Transport, logistics and automotive are closely linked with broader agribusiness industries in the Region. Road transport is the largest sector of transport with logistics co-ordinating the management of storage, despatch and arrival of goods being transported, while the automotive industry is responsible for the mechanical maintenance of the transport vehicles.


Local Profile

Activity in horticulture, transport and the Region’s general dependency on private transport creates commercial demand in servicing and supporting the motor vehicle and mechanical and equipment requirements across these industries.


Regional Outlook

Forecast growth is linked closely to growth in horticulture, and is anticipated to gain momentum in the latter half of the 2017 to 2020 period as benefits from growth in export demand, expansion of horticultural industries and planned infrastructure flow into the sector. Automotive industry employers are already reporting increased demand for additional vehicles and related automotive services in response to large developments and plantations in horticulture that are currently being rolled out across the Region. Anticipated growth is reflected in broader industry and public investment to ensure sector capacity can service forecast demand, including various road upgrades, the $440M Murray Basin Rail Project, and Mildura Airport’s $25M Runway Extension Project.


Skills and Training

Due to licences and accredited qualifications required for employment in transport and automotive, forecast workforce growth will correspond to an increase in demand for vocational training and apprenticeships. For instance, truck drivers in agriculture-related industries will require a Multi-combination (MC) licence for employment. In automotive, qualified vehicle technicians and automotive electricians will complete an apprenticeship and accredited training in vehicle mechanical technology and automotive electrical technology respectively, usually at the Certificate III level.

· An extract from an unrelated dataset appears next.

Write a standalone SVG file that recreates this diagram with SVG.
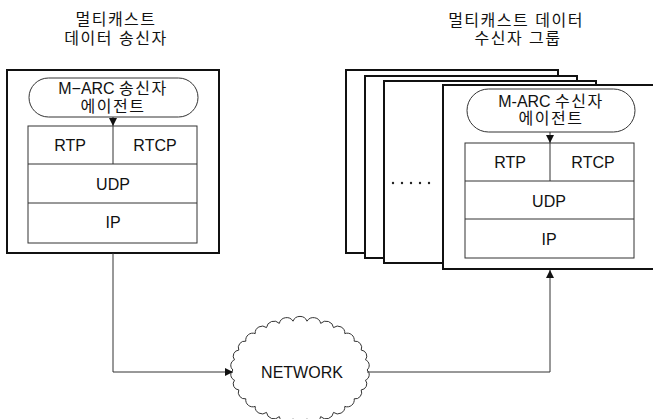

More generally, employers look for workers that have a good attitude, strong work ethic, capacity to meet the physical requirements of their role and are ‘mechanically minded’. Other licences (e.g. forklift) are also valuable for some entry level roles (e.g. yard staff). Demand for pre-employment may increase as employers in transport look to bridge the period between leaving school and gaining an MC licence for young workers interested in transport. Managers and supervisors may pursue training at the Certificate IV level or higher to upskill in their role and address organisational needs.